→ CHALLENGE: Skip all pictures, then print the remaining material exactly.

→ STORED DATA:
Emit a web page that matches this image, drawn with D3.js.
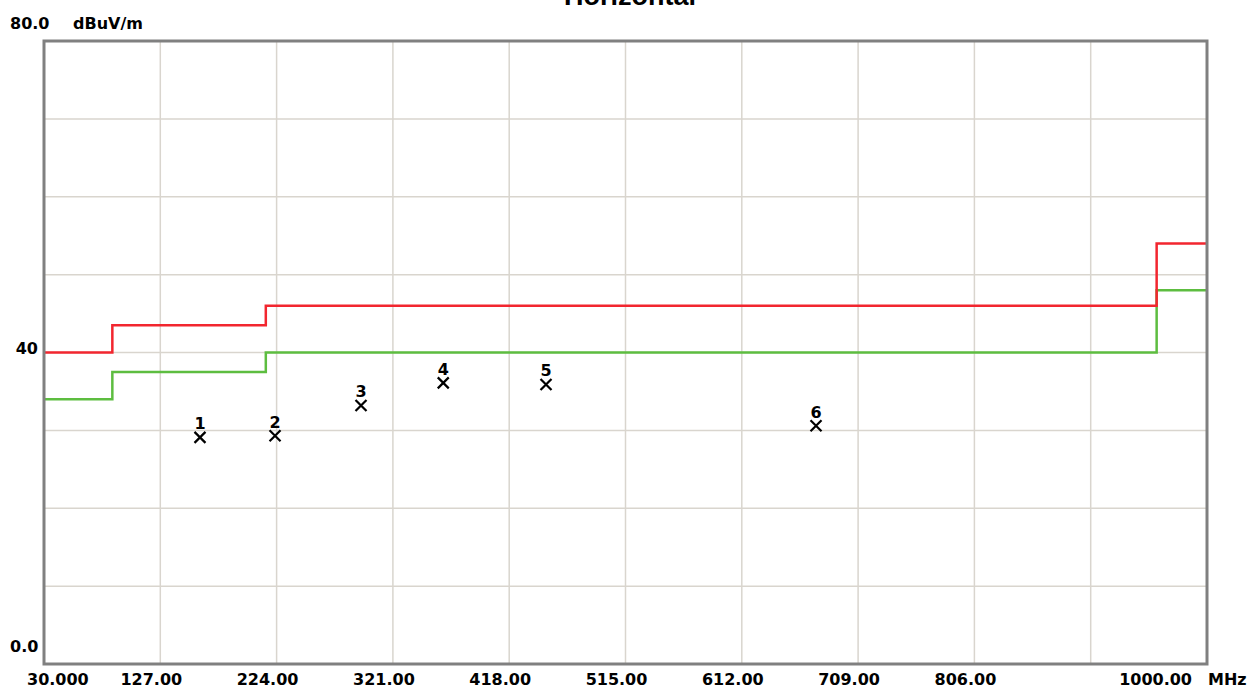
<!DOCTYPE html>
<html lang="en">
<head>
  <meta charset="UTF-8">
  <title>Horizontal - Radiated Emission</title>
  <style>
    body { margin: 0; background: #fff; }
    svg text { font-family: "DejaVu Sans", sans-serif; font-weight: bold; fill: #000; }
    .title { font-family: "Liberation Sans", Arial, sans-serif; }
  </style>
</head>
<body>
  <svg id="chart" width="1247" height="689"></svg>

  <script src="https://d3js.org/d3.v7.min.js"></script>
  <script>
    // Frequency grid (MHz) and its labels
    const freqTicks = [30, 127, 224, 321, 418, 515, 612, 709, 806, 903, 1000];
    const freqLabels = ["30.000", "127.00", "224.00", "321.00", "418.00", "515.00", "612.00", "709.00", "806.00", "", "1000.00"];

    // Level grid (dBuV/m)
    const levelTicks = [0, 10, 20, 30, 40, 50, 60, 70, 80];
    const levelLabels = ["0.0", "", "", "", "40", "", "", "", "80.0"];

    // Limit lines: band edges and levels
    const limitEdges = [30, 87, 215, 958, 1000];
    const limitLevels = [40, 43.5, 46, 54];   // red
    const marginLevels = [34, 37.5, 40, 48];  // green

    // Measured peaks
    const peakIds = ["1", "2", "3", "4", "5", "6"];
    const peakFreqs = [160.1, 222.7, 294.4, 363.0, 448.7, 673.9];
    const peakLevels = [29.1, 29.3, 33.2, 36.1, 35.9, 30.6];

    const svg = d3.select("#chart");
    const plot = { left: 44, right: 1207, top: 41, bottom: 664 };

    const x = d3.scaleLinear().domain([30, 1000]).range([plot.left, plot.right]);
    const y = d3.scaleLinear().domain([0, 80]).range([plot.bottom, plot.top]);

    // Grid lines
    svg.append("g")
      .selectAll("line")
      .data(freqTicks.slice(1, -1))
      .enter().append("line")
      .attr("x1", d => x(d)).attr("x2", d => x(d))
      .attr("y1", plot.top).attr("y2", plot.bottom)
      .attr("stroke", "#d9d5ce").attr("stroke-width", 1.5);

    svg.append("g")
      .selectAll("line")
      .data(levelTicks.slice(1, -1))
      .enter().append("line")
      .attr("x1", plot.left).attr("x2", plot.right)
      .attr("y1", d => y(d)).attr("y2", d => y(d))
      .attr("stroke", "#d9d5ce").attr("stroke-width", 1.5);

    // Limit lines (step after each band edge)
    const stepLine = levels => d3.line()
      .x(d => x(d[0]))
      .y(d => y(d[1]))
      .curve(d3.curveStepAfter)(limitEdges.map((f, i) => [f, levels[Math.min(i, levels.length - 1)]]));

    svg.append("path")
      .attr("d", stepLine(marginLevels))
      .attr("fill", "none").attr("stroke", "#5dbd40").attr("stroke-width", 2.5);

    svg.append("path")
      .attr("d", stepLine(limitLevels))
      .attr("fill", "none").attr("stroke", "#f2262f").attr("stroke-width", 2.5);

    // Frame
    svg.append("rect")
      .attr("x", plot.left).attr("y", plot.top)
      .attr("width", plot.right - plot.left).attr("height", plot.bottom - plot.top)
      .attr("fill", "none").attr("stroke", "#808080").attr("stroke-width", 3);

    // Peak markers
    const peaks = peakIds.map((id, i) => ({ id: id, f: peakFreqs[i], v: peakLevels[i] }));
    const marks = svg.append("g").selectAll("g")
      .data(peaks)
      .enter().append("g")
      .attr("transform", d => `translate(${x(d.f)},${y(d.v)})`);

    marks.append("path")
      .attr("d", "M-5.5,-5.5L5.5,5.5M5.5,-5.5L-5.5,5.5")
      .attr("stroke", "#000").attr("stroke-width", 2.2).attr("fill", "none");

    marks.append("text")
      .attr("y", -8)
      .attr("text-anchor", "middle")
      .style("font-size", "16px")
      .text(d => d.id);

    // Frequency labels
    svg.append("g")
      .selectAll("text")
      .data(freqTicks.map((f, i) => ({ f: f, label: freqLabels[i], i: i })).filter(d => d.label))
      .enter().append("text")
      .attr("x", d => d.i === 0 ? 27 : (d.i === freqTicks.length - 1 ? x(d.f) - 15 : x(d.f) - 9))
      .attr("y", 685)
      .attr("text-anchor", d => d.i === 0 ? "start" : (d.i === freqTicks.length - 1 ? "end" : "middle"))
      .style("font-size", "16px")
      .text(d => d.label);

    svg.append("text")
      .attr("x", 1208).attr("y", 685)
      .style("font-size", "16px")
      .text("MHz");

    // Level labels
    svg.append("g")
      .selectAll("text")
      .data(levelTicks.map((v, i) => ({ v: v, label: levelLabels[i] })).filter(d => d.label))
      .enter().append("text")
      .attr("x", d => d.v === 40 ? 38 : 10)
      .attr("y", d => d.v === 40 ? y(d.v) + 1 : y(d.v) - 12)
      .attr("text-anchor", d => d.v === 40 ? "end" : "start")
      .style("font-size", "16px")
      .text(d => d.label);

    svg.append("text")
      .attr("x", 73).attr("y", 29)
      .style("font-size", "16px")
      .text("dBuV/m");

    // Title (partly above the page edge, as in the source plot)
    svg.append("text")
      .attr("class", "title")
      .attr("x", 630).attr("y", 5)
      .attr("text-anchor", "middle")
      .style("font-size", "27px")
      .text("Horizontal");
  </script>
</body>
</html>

→ ANSWER FOR THE TASK:
Emit a web page that matches this image, drawn with D3.js.
<!DOCTYPE html>
<html lang="en">
<head>
  <meta charset="UTF-8">
  <title>Horizontal - Radiated Emission</title>
  <style>
    body { margin: 0; background: #fff; }
    svg text { font-family: "DejaVu Sans", sans-serif; font-weight: bold; fill: #000; }
    .title { font-family: "Liberation Sans", Arial, sans-serif; }
  </style>
</head>
<body>
  <svg id="chart" width="1247" height="689"></svg>

  <script src="https://d3js.org/d3.v7.min.js"></script>
  <script>
    // Frequency grid (MHz) and its labels
    const freqTicks = [30, 127, 224, 321, 418, 515, 612, 709, 806, 903, 1000];
    const freqLabels = ["30.000", "127.00", "224.00", "321.00", "418.00", "515.00", "612.00", "709.00", "806.00", "", "1000.00"];

    // Level grid (dBuV/m)
    const levelTicks = [0, 10, 20, 30, 40, 50, 60, 70, 80];
    const levelLabels = ["0.0", "", "", "", "40", "", "", "", "80.0"];

    // Limit lines: band edges and levels
    const limitEdges = [30, 87, 215, 958, 1000];
    const limitLevels = [40, 43.5, 46, 54];   // red
    const marginLevels = [34, 37.5, 40, 48];  // green

    // Measured peaks
    const peakIds = ["1", "2", "3", "4", "5", "6"];
    const peakFreqs = [160.1, 222.7, 294.4, 363.0, 448.7, 673.9];
    const peakLevels = [29.1, 29.3, 33.2, 36.1, 35.9, 30.6];

    const svg = d3.select("#chart");
    const plot = { left: 44, right: 1207, top: 41, bottom: 664 };

    const x = d3.scaleLinear().domain([30, 1000]).range([plot.left, plot.right]);
    const y = d3.scaleLinear().domain([0, 80]).range([plot.bottom, plot.top]);

    // Grid lines
    svg.append("g")
      .selectAll("line")
      .data(freqTicks.slice(1, -1))
      .enter().append("line")
      .attr("x1", d => x(d)).attr("x2", d => x(d))
      .attr("y1", plot.top).attr("y2", plot.bottom)
      .attr("stroke", "#d9d5ce").attr("stroke-width", 1.5);

    svg.append("g")
      .selectAll("line")
      .data(levelTicks.slice(1, -1))
      .enter().append("line")
      .attr("x1", plot.left).attr("x2", plot.right)
      .attr("y1", d => y(d)).attr("y2", d => y(d))
      .attr("stroke", "#d9d5ce").attr("stroke-width", 1.5);

    // Limit lines (step after each band edge)
    const stepLine = levels => d3.line()
      .x(d => x(d[0]))
      .y(d => y(d[1]))
      .curve(d3.curveStepAfter)(limitEdges.map((f, i) => [f, levels[Math.min(i, levels.length - 1)]]));

    svg.append("path")
      .attr("d", stepLine(marginLevels))
      .attr("fill", "none").attr("stroke", "#5dbd40").attr("stroke-width", 2.5);

    svg.append("path")
      .attr("d", stepLine(limitLevels))
      .attr("fill", "none").attr("stroke", "#f2262f").attr("stroke-width", 2.5);

    // Frame
    svg.append("rect")
      .attr("x", plot.left).attr("y", plot.top)
      .attr("width", plot.right - plot.left).attr("height", plot.bottom - plot.top)
      .attr("fill", "none").attr("stroke", "#808080").attr("stroke-width", 3);

    // Peak markers
    const peaks = peakIds.map((id, i) => ({ id: id, f: peakFreqs[i], v: peakLevels[i] }));
    const marks = svg.append("g").selectAll("g")
      .data(peaks)
      .enter().append("g")
      .attr("transform", d => `translate(${x(d.f)},${y(d.v)})`);

    marks.append("path")
      .attr("d", "M-5.5,-5.5L5.5,5.5M5.5,-5.5L-5.5,5.5")
      .attr("stroke", "#000").attr("stroke-width", 2.2).attr("fill", "none");

    marks.append("text")
      .attr("y", -8)
      .attr("text-anchor", "middle")
      .style("font-size", "16px")
      .text(d => d.id);

    // Frequency labels
    svg.append("g")
      .selectAll("text")
      .data(freqTicks.map((f, i) => ({ f: f, label: freqLabels[i], i: i })).filter(d => d.label))
      .enter().append("text")
      .attr("x", d => d.i === 0 ? 27 : (d.i === freqTicks.length - 1 ? x(d.f) - 15 : x(d.f) - 9))
      .attr("y", 685)
      .attr("text-anchor", d => d.i === 0 ? "start" : (d.i === freqTicks.length - 1 ? "end" : "middle"))
      .style("font-size", "16px")
      .text(d => d.label);

    svg.append("text")
      .attr("x", 1208).attr("y", 685)
      .style("font-size", "16px")
      .text("MHz");

    // Level labels
    svg.append("g")
      .selectAll("text")
      .data(levelTicks.map((v, i) => ({ v: v, label: levelLabels[i] })).filter(d => d.label))
      .enter().append("text")
      .attr("x", d => d.v === 40 ? 38 : 10)
      .attr("y", d => d.v === 40 ? y(d.v) + 1 : y(d.v) - 12)
      .attr("text-anchor", d => d.v === 40 ? "end" : "start")
      .style("font-size", "16px")
      .text(d => d.label);

    svg.append("text")
      .attr("x", 73).attr("y", 29)
      .style("font-size", "16px")
      .text("dBuV/m");

    // Title (partly above the page edge, as in the source plot)
    svg.append("text")
      .attr("class", "title")
      .attr("x", 630).attr("y", 5)
      .attr("text-anchor", "middle")
      .style("font-size", "27px")
      .text("Horizontal");
  </script>
</body>
</html>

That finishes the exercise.